While the Manmohan Singh government is facing a huge threat to its existence, or even worse, its ability to govern effectively, the stock markets were obsessing over the problems of American home loan lenders and borrowers. This is a little bit like a cancer patient obsessing over a runny nose. Or is it? Every morning, when you pick up the newspapers or switch on a news channel, there is a wide choice of news items to pick from. Some are obviously more important than others and some, one assumes, are more of the kind that can have only short-term affect, if at all. But that's something that's generally true of all news. However, when it comes to looking at news from an investment analyst's point of view, I have a deep and long-held belief in the non-newsiness of news. As I wrote in another context a few weeks ago, news, by definition, is something unusual, something that hardly ever happens.

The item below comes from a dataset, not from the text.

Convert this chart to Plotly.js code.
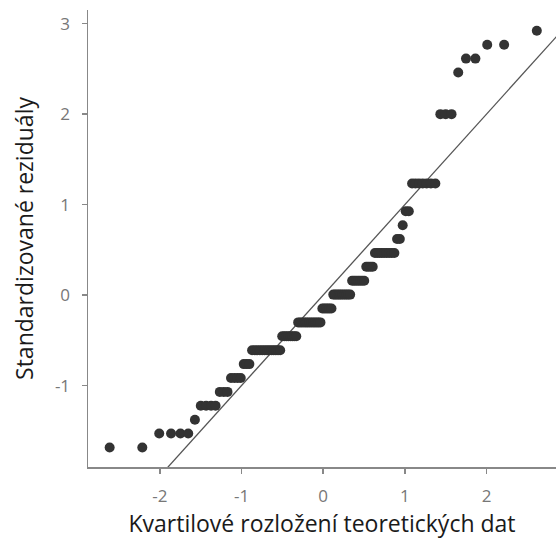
<!DOCTYPE html>
<html>
<head>
<meta charset="utf-8">
<script src="https://cdn.plot.ly/plotly-3.0.1.min.js"></script>
<style>
  html, body { margin: 0; padding: 0; background: #ffffff; }
  #chart { width: 556px; height: 541px; }
</style>
</head>
<body>
<div id="chart"></div>
<script>
// Theoretical normal quantiles (x)
const theoretical = [
  -2.615, -2.215, -2.008, -1.863, -1.748, -1.653, -1.571, -1.499, -1.434, -1.373,
  -1.318, -1.266, -1.218, -1.172, -1.129, -1.088, -1.048, -1.010, -0.973, -0.938,
  -0.904, -0.871, -0.838, -0.807, -0.776, -0.746, -0.717, -0.688, -0.661, -0.633,
  -0.606, -0.580, -0.553, -0.527, -0.502, -0.476, -0.451, -0.427, -0.402, -0.378,
  -0.354, -0.330, -0.307, -0.284, -0.261, -0.237, -0.214, -0.192, -0.169, -0.146,
  -0.123, -0.101, -0.078, -0.056, -0.034, -0.011, 0.011, 0.034, 0.056, 0.078,
  0.101, 0.123, 0.146, 0.169, 0.192, 0.214, 0.237, 0.261, 0.284, 0.307,
  0.330, 0.354, 0.378, 0.402, 0.427, 0.451, 0.476, 0.502, 0.527, 0.553,
  0.580, 0.606, 0.633, 0.661, 0.688, 0.717, 0.746, 0.776, 0.807, 0.838,
  0.871, 0.904, 0.938, 0.973, 1.010, 1.048, 1.088, 1.129, 1.172, 1.218,
  1.266, 1.318, 1.373, 1.434, 1.499, 1.571, 1.653, 1.748, 1.863, 2.008,
  2.215, 2.615
];

// Standardized residuals (y)
const residuals = [
  -1.684, -1.684,
  -1.530, -1.530, -1.530, -1.530,
  -1.377,
  -1.223, -1.223, -1.223, -1.223,
  -1.070, -1.070, -1.070,
  -0.916, -0.916, -0.916, -0.916,
  -0.763, -0.763, -0.763,
  -0.609, -0.609, -0.609, -0.609, -0.609, -0.609, -0.609, -0.609, -0.609, -0.609, -0.609, -0.609, -0.609,
  -0.456, -0.456, -0.456, -0.456, -0.456, -0.456, -0.456, -0.456,
  -0.302, -0.302, -0.302, -0.302, -0.302, -0.302, -0.302, -0.302, -0.302, -0.302, -0.302, -0.302, -0.302,
  -0.149, -0.149, -0.149, -0.149, -0.149, -0.149,
  0.005, 0.005, 0.005, 0.005, 0.005, 0.005, 0.005, 0.005, 0.005, 0.005,
  0.158, 0.158, 0.158, 0.158, 0.158, 0.158, 0.158,
  0.312, 0.312, 0.312, 0.312,
  0.465, 0.465, 0.465, 0.465, 0.465, 0.465, 0.465, 0.465, 0.465,
  0.619, 0.619,
  0.772,
  0.926, 0.926,
  1.233, 1.233, 1.233, 1.233, 1.233, 1.233, 1.233,
  1.999, 1.999, 1.999,
  2.459,
  2.613, 2.613,
  2.766, 2.766,
  2.920
];

// Reference line (y = x)
const refLineX = [-3, 3];
const refLineY = [-3, 3];

const xTickVals = [-2, -1, 0, 1, 2];
const xTickText = ['-2', '-1', '0', '1', '2'];
const yTickVals = [-1, 0, 1, 2, 3];
const yTickText = ['-1', '0', '1', '2', '3'];

const xTitle = "Kvartilové rozložení teoretických dat";
const yTitle = "Standardizované reziduály";

const FONT = "'Open Sans', 'Noto Sans', sans-serif";

const traces = [
  {
    x: refLineX, y: refLineY, type: 'scatter', mode: 'lines',
    line: { color: '#555555', width: 1.3 }, hoverinfo: 'skip', showlegend: false
  },
  {
    x: theoretical, y: residuals, type: 'scatter', mode: 'markers',
    marker: { color: '#333333', size: 10, line: { width: 0 } }, showlegend: false
  }
];

const axisCommon = {
  showgrid: false, zeroline: false, showline: true,
  linecolor: '#888888', linewidth: 1.5,
  ticks: 'outside', ticklen: 5, tickwidth: 1.5, tickcolor: '#888888',
  tickfont: { family: FONT, size: 17, color: '#777777' },
  fixedrange: true
};

const layout = {
  width: 556, height: 541,
  margin: { l: 88, r: 0, t: 10, b: 74 },
  paper_bgcolor: '#ffffff', plot_bgcolor: '#ffffff',
  font: { family: FONT },
  xaxis: Object.assign({}, axisCommon, {
    range: [-2.88, 2.85], tickmode: 'array', tickvals: xTickVals, ticktext: xTickText,
    ticklabelstandoff: 8,
    title: { text: xTitle, font: { family: FONT, size: 23, color: '#1a1a1a' }, standoff: 4 }
  }),
  yaxis: Object.assign({}, axisCommon, {
    range: [-1.90, 3.15], tickmode: 'array', tickvals: yTickVals, ticktext: yTickText,
    ticklabelstandoff: 8,
    title: { text: yTitle, font: { family: FONT, size: 23, color: '#1a1a1a' }, standoff: 15 }
  }),
  showlegend: false
};

Plotly.newPlot('chart', traces, layout, { displayModeBar: false, staticPlot: true });
</script>
</body>
</html>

It is clear that there is no direct connection between the subprime mess and India. The fact that there's a run of sorts on Countrywide Financial's bank in the US doesn't have much to do with the Indian end of Countrywide's business. As I said last week, the only tenable connection between themes in America and the Indian stock markets is that investors in the US will turn averse to all kinds of risk and the enormous flow of foreign funds into India will stop or even reverse. What kind of impact would this have on the stocks here? Like most questions about the stock markets, the long term and the short-term answers to this question are different. It is a basic fact of the stock market (or any market) that no matter how wonderful the traded good, its price will languish if there are no buyers. Great things are happening to our country's economy and businesses but for these things to reflect in stock prices, there has to be money flowing into the markets that is willing to buy into the future. Are the foreign investors the only people buying Indian stocks? Not by a long shot, but stock prices are very sensitive to what the last buyer or seller in the market is doing. In a manner of speaking, the price is decided by the 'pressure', upwards or downwards, created by the last unsatisfied buyer or seller in the market. The weighty presence of large foreign inflows for the last few years has been the biggest source of upwards pressure in the markets.

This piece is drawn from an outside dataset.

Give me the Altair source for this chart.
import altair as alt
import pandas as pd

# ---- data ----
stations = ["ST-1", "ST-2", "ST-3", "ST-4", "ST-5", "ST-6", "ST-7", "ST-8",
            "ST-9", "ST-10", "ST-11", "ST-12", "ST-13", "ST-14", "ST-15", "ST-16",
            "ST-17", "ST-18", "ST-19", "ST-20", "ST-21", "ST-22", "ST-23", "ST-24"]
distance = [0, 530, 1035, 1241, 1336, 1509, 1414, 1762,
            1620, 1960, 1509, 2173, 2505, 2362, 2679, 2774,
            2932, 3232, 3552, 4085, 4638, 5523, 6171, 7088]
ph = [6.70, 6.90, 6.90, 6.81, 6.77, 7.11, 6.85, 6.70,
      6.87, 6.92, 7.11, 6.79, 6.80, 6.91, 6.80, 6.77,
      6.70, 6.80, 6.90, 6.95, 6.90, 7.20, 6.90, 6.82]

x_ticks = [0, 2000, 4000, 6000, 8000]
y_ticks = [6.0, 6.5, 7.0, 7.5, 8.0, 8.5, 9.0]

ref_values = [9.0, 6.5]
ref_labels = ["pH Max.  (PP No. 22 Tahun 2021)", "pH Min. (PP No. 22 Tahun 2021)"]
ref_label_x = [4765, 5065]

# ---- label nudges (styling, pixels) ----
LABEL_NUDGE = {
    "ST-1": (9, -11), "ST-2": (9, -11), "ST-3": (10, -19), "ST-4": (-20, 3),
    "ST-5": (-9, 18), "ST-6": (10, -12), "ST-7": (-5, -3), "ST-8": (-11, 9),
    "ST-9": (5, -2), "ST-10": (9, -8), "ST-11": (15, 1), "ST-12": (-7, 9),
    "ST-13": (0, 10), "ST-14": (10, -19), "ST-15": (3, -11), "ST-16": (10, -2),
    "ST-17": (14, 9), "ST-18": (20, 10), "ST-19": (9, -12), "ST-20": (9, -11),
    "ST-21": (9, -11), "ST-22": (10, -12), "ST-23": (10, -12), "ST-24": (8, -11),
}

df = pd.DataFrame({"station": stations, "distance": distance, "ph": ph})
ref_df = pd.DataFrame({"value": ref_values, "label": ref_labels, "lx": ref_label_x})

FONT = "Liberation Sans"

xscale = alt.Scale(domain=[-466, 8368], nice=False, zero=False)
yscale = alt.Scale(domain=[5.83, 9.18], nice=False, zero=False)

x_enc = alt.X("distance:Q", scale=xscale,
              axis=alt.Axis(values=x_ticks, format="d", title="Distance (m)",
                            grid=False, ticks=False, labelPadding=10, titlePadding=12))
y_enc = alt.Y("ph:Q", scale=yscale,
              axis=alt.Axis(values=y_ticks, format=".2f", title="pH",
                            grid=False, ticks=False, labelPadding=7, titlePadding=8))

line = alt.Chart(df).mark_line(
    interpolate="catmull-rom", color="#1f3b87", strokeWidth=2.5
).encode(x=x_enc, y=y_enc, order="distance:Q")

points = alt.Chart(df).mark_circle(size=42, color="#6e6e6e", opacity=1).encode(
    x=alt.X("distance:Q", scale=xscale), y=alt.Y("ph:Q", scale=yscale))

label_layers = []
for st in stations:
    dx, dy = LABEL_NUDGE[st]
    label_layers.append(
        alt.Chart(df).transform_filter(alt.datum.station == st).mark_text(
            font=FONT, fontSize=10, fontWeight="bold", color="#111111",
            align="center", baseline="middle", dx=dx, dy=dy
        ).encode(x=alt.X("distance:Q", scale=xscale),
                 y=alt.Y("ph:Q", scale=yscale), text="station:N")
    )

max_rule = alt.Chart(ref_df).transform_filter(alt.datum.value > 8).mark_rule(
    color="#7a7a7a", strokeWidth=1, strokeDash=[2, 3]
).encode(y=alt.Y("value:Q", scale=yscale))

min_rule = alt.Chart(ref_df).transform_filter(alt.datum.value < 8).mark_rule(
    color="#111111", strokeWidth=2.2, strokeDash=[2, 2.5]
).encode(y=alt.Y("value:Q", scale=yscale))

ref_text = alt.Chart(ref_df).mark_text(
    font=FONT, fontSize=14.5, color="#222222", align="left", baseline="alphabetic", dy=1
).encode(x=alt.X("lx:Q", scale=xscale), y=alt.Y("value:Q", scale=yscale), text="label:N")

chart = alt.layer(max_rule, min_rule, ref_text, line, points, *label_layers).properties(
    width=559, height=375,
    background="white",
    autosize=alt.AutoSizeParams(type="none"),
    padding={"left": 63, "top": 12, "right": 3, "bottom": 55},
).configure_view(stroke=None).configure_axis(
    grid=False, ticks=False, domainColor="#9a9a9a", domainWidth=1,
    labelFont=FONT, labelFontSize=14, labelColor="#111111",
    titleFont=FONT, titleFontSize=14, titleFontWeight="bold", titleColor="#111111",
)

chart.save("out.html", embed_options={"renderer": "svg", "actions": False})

It is entirely possible that this will disappear from the Indian stock markets for some time. This could be for any period of time from day to weeks to months. Since short-term price movements are driven by expectation of short-term price movements, this could lead to a considerable period during which the stock markets languish or even fall. I don't think there's anything much wrong with this as long as the real economy is fine. Companies are making more products and selling them. People are earning more money and spending it. The growth is real and deep. If the stock markets hang around for a while without going anywhere much, then that's that much more of a buying opportunity for those who have faith and are interested in the long-term.

This means that even though the impact of the so-called subprime mess could turn out to be important for a certain period of time, its eventual impact is less important than many other things that you'll read in newspapers.